When we meet him again, in So Disdained/The Mysterious Aviator, set about two years later, he is in many ways a different man, married to Joan Stevenson and apparently secure and settled in his work. Yet those same elements of toughness and situational morals are still very present; he has no qualms about beating a prisoner in custody to extract information from him, and indeed, in the last pages of the story, he shoots a man in the back without hesitation.
In our final meeting, in Lonely Road, set about four years later, he seems to have finally cast off his insecurities about the social divide, and with it, the tough, two-fisted persona that went with it. Now Sir Philip Stenning; his reward for completing a dangerous round-the-world flight in all the traditions of Johnson, Mollison and Earhart; his place in polite society is assured. He is not above discomfort, danger and hard labour when it is called for, and his ethics remain very situational, yet the tough, careless side of his persona is gone.

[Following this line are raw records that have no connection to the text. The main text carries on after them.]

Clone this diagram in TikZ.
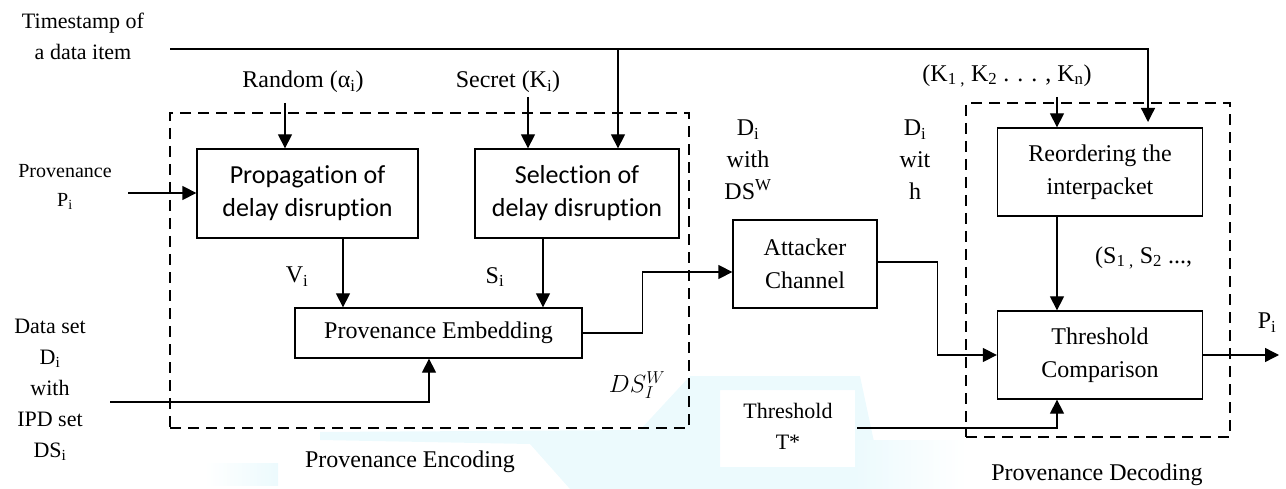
\documentclass[tikz,border=0pt]{standalone}
\usepackage{fontspec}
\setmainfont{Liberation Serif}
\newfontfamily\calibri[Ligatures=NoCommon]{Carlito}
\usetikzlibrary{arrows.meta,calc}
\definecolor{haze}{RGB}{236,250,253}
\tikzset{
  blk/.style={draw,line width=1.3pt,inner sep=0pt,align=center,font=\fontsize{24}{33}\selectfont},
  cblk/.style={blk,font=\calibri\fontsize{26}{33}\selectfont},
  arr/.style={line width=1.3pt,-{Triangle[length=14pt,width=14pt]}},
  grp/.style={draw,line width=1.3pt,dash pattern=on 11pt off 7pt,inner sep=0pt},
  lbl/.style={inner sep=0pt,align=center,font=\fontsize{24}{32}\selectfont},
  sml/.style={inner sep=0pt,align=center,font=\fontsize{22}{31}\selectfont},
  tiny/.style={inner sep=0pt,align=center,font=\fontsize{20}{29}\selectfont},
}
\begin{document}
\begin{tikzpicture}[x=1pt,y=-1pt]
\useasboundingbox (0,0) rectangle (1286,489);

% faint tinted background patches along the bottom edge
\fill[haze,even odd rule] (598,489) -- (640,430) -- (690,376) -- (860,376) -- (880,470) -- (870,489) -- cycle
      (720,390) rectangle (855,467);
\fill[haze] (320,432) -- (640,430) -- (605,489) -- (570,489) -- (530,444) -- (320,440) -- cycle;
\shade[left color=white,right color=haze] (205,463) rectangle (278,485);
\shade[left color=haze,right color=white] (855,440) rectangle (966,489);

% dashed group frames
\node[grp,minimum width=519pt,minimum height=315pt] (enc) at (429.5,270.5) {};
\node[grp,minimum width=264pt,minimum height=334pt] (dec) at (1098,270) {};

% processing blocks
\node[cblk,minimum width=221pt,minimum height=89pt] (prop) at (307.5,193.5) {Propagation of\\delay disruption};
\node[cblk,minimum width=204pt,minimum height=89pt] (sel) at (577,193.5) {Selection of\\delay disruption};
\node[blk,minimum width=287pt,minimum height=50pt] (emb) at (438.5,333) {Provenance Embedding};
\node[blk,minimum width=144pt,minimum height=88pt] (att) at (805,264) {Attacker\\Channel};
\node[blk,minimum width=205pt,minimum height=88pt] (reo) at (1100,172) {Reordering the\\interpacket};
\node[blk,minimum width=205pt,minimum height=88pt] (thc) at (1100,355) {Threshold\\Comparison};

% text labels
\node[sml] (ts) at (83,36) {Timestamp of\\a data item};
\node[lbl] (rnd) at (303,82) {Random (α\textsubscript{i})};
\node[lbl] (sec) at (508,82) {Secret (K\textsubscript{i})};
\node[tiny] (pp) at (65,187) {Provenance\\P\textsubscript{i}};
\node[lbl] (vi) at (297,277) {V\textsubscript{i}};
\node[lbl] (si) at (495,277) {S\textsubscript{i}};
\node[sml] (ds) at (50,390) {Data set\\D\textsubscript{i}\\with\\IPD set\\DS\textsubscript{i}};
\node[lbl] (dsw) at (637,385) {$DS_I^W$};
\node[lbl] (encl) at (410,462) {Provenance Encoding};
\node[lbl] (dw1) at (748,160) {D\textsubscript{i}\\with\\DS\textsuperscript{W}};
\node[lbl] (dw2) at (915,160) {D\textsubscript{i}\\wit\\h};
\node[lbl] (keys) at (1007,76) {(K\textsubscript{1 ,} K\textsubscript{2} . . . , K\textsubscript{n})};
\node[lbl,anchor=west] (svals) at (1095,258) {(S\textsubscript{1 ,} S\textsubscript{2} ...,};
\node[sml] (thr) at (788,426) {Threshold\\T*};
\node[lbl] (po) at (1267,323) {P\textsubscript{i}};
\node[lbl] (decl) at (1097,475) {Provenance Decoding};

% free ends of connectors
\coordinate (tsA) at (170,49);
\coordinate (tsJ) at (618,49);
\coordinate (tsE) at (1148,122);
\coordinate (rndA) at (285,103);
\coordinate (secA) at (528,97);
\coordinate (ppA) at (128,193);
\coordinate (dsA) at (110,402);
\coordinate (keyA) at (1057,97);
\coordinate (thrA) at (857,428);
\coordinate (out) at (1279,355);

% connectors
\draw[arr] (tsA) -| (tsE);
\draw[arr] (tsJ) -- (tsJ |- sel.north);
\draw[arr] (rndA) -- (rndA |- prop.north);
\draw[arr] (secA) -- (secA |- sel.north);
\draw[arr] (ppA) -- (ppA -| prop.west);
\draw[arr] ([xshift=35.5pt]prop.south) -- ([xshift=35.5pt]prop.south |- emb.north);
\draw[arr] ([xshift=-34pt]sel.south) -- ([xshift=-34pt]sel.south |- emb.north);
\draw[arr] (dsA) -| ([xshift=-9.5pt]emb.south);
\draw[arr] (emb.east) -- ++(60,0) |- ([yshift=-8pt]att.west);
\draw[arr] ([yshift=2pt]att.east) -- ++(60,0) |- (thc.west);
\draw[arr] (keyA) -- (keyA |- reo.north);
\draw[arr] ([xshift=-43pt]reo.south) -- ([xshift=-43pt]thc.north);
\draw[arr] (thrA) -| ([xshift=-43pt]thc.south);
\draw[arr] (thc.east) -- (out);
\end{tikzpicture}
\end{document}
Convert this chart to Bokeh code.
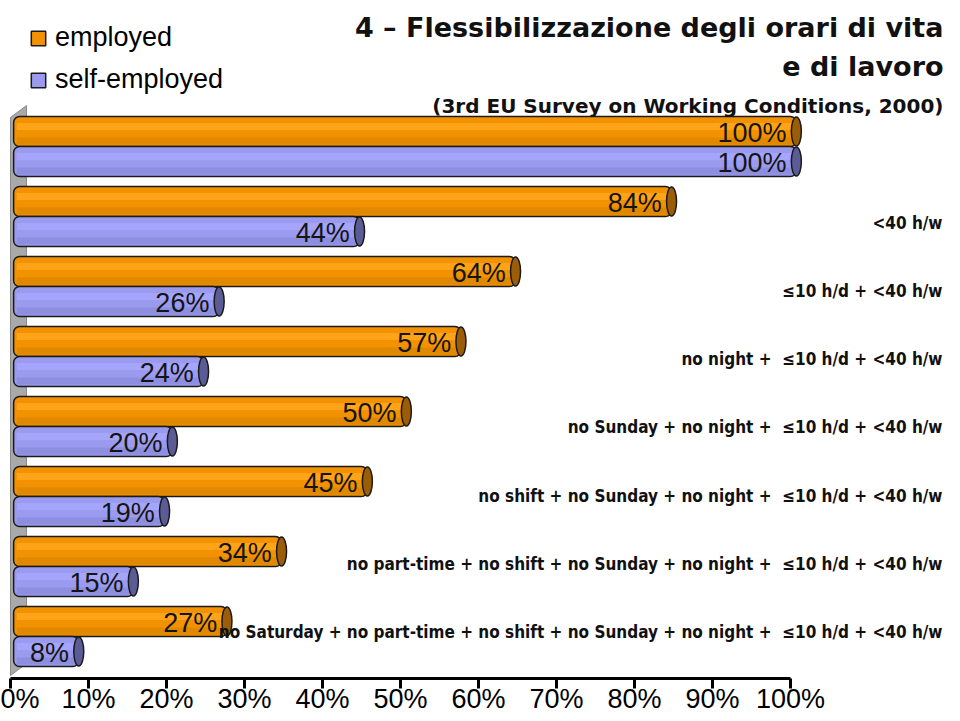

Stenning is interesting as a character, not just because of the insight that we get into young men of that sort in those times, but also because of the development that we see in Shutes characters in three novels spread over six years; the only such opportunity that we get in all his novels. In many ways, his development parallels that of Shute's own life at that time, and it is perhaps not too much of a stretch to say that Stenning is what Shute would have wanted to be, had he had the physique and the upbringing that would have led him that way. But Shute is Stephen Morris; the product of a good family, an Oxford graduate; and his development is in a direction different than Stenning could ever take.
It is easy to dismiss Stenning as just another example of the square-jawed, two-fisted action hero so popular in the fiction of the 20's and 30's; another Bulldog Drummond, Dick Tracy or Sam Spade, only wearing a pilot's helmet and goggles instead of a suit and a roscoe. Such comparisons are easy because of the dated language and social mores of the time which fill the narrative, and to be sure, Stenning's character borrows from comparable contemporary fiction heroes. But to do so is to overlook the considerable character development which went into creating him, which may be seen as a sign of Shute's growing skill at painting his characters as complete persons, where similar contemporary heroes are merely predictable automatons used to center a plot and move it along. And, in each of the three major novels in which he appears, Stenning is a central part of the moral and ethical dilemmas on which the plot turns; when each story reaches its central question of the right thing to do vs the legal, moral or socially-accepted thing, Stenning is there in the middle of the question.